◆ **DATA**:
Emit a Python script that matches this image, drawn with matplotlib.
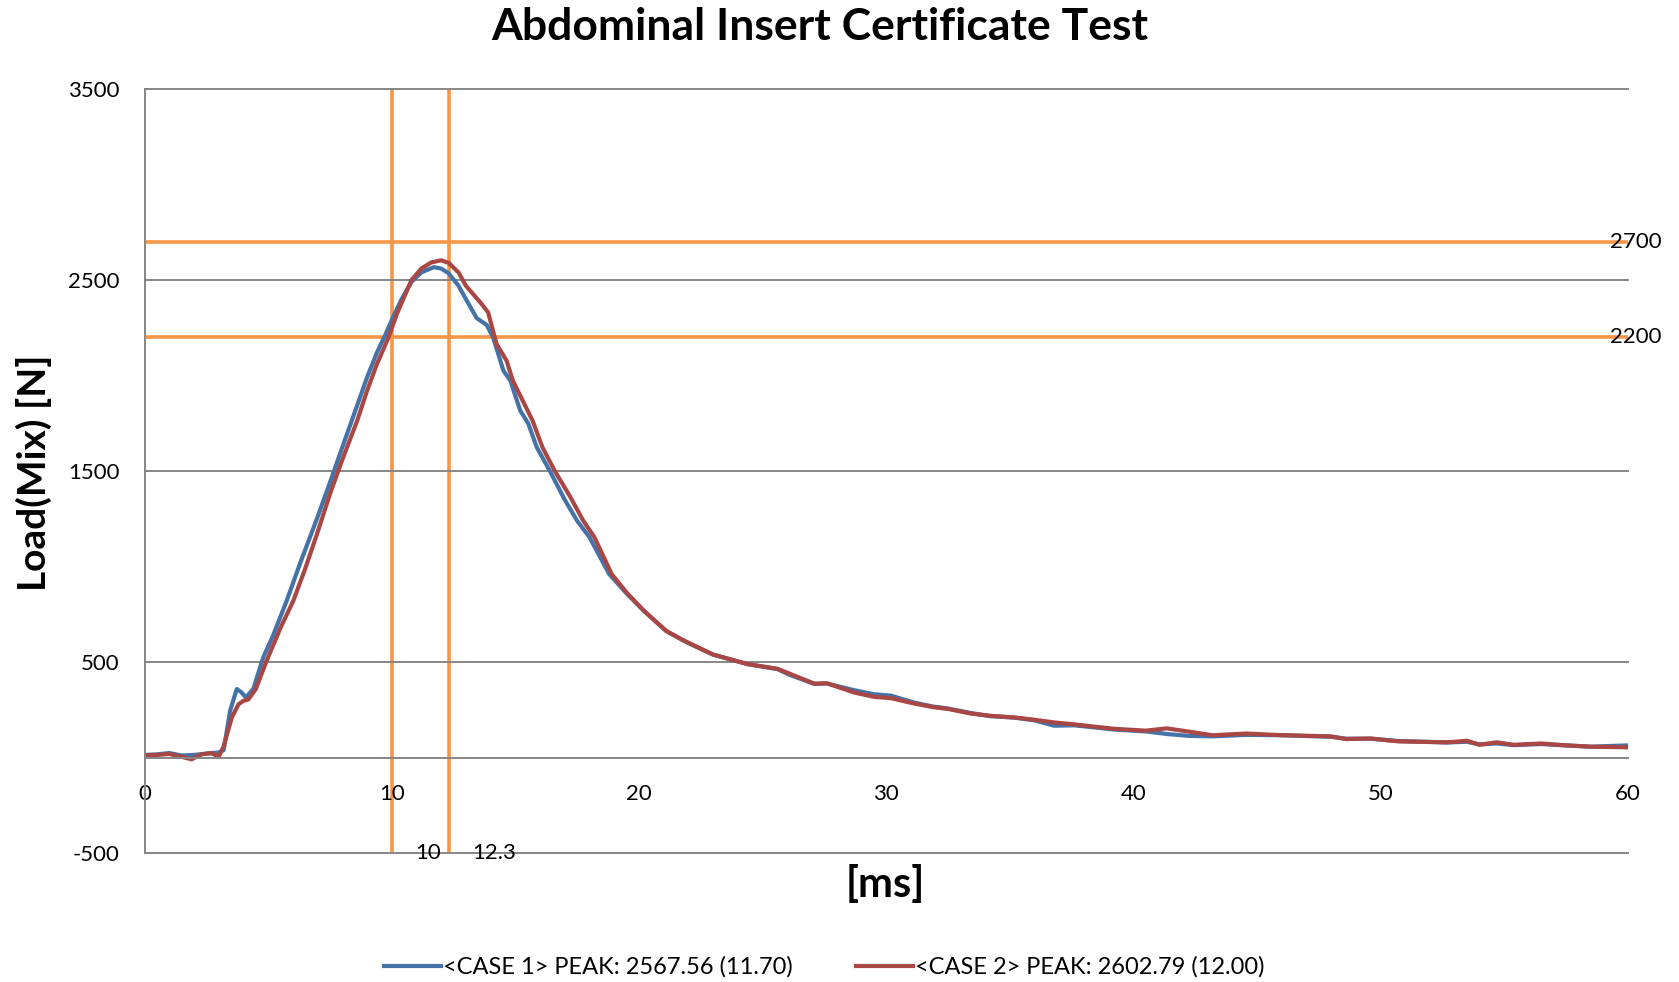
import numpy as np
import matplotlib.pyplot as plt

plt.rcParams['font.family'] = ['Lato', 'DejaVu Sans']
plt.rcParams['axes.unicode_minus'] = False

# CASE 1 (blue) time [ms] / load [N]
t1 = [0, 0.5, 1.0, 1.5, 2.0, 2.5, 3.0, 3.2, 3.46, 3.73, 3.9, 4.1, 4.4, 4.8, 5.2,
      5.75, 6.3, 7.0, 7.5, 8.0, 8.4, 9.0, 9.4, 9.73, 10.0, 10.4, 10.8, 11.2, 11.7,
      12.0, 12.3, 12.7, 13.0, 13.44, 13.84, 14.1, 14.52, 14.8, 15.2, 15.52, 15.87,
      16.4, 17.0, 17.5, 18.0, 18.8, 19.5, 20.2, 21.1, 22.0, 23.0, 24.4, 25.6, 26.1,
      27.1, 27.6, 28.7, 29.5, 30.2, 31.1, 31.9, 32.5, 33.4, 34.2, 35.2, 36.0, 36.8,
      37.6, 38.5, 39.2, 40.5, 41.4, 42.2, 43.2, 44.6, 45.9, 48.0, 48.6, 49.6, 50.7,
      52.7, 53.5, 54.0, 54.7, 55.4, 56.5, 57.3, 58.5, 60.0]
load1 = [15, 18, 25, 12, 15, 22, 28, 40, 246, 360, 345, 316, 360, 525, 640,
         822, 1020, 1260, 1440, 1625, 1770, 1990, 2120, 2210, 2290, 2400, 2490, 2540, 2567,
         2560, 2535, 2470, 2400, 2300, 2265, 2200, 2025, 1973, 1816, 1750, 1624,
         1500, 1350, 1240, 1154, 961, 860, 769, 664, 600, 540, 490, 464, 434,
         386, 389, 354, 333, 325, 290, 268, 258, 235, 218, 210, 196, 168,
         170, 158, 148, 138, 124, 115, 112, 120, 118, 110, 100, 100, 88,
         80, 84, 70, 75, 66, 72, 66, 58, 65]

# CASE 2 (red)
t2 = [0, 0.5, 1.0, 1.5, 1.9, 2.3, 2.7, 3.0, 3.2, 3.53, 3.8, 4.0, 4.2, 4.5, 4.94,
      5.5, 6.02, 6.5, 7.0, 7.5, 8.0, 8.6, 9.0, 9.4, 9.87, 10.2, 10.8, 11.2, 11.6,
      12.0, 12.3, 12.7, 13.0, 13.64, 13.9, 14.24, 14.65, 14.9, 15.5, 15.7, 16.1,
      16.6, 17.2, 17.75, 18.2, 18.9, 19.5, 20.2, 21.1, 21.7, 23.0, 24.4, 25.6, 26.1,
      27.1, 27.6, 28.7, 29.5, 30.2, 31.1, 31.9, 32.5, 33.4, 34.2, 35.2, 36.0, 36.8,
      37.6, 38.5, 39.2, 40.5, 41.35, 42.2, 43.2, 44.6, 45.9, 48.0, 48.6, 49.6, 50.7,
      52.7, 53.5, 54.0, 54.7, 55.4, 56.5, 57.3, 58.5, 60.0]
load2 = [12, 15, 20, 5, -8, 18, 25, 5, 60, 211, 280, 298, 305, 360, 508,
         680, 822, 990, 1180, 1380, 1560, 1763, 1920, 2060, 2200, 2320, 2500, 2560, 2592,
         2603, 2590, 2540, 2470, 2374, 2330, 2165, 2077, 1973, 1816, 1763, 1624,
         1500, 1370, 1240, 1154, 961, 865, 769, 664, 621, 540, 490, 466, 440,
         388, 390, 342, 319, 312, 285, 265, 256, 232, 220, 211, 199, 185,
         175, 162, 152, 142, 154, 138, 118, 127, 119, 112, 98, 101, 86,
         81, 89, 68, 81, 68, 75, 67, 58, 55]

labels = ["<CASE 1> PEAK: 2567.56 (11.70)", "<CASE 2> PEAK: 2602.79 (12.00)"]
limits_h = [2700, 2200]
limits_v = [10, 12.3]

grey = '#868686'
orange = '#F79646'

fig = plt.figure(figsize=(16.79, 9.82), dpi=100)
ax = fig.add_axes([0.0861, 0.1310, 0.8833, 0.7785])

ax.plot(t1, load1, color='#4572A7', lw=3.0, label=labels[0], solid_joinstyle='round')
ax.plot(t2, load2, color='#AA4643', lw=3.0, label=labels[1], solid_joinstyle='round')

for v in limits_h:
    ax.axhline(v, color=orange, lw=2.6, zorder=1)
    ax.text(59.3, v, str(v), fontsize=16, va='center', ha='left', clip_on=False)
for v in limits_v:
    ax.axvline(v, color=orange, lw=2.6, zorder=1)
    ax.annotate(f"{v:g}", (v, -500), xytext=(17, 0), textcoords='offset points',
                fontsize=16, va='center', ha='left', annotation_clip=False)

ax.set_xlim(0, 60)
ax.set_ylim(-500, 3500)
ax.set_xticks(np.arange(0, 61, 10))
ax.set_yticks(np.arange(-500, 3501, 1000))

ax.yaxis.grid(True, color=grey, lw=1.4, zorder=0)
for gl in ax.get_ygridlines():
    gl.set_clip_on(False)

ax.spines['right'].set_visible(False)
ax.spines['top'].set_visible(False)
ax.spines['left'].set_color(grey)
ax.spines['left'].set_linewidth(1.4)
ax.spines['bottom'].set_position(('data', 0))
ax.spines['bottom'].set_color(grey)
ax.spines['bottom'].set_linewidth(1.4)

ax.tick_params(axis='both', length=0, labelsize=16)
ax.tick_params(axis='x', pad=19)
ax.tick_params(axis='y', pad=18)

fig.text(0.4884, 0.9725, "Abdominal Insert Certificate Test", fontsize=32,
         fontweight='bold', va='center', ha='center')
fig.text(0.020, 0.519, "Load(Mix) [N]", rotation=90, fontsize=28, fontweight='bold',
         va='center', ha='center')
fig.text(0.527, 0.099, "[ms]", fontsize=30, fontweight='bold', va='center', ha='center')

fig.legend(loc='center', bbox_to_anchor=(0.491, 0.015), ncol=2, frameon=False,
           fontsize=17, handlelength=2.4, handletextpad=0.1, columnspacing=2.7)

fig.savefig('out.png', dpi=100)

◆ **WHAT TO DO**: Gather up every line in the data above that contains the word "matplotlib", copying each one.

◆ **ANSWER TO THIS PROBLEM**:
Emit a Python script that matches this image, drawn with matplotlib.
import matplotlib.pyplot as plt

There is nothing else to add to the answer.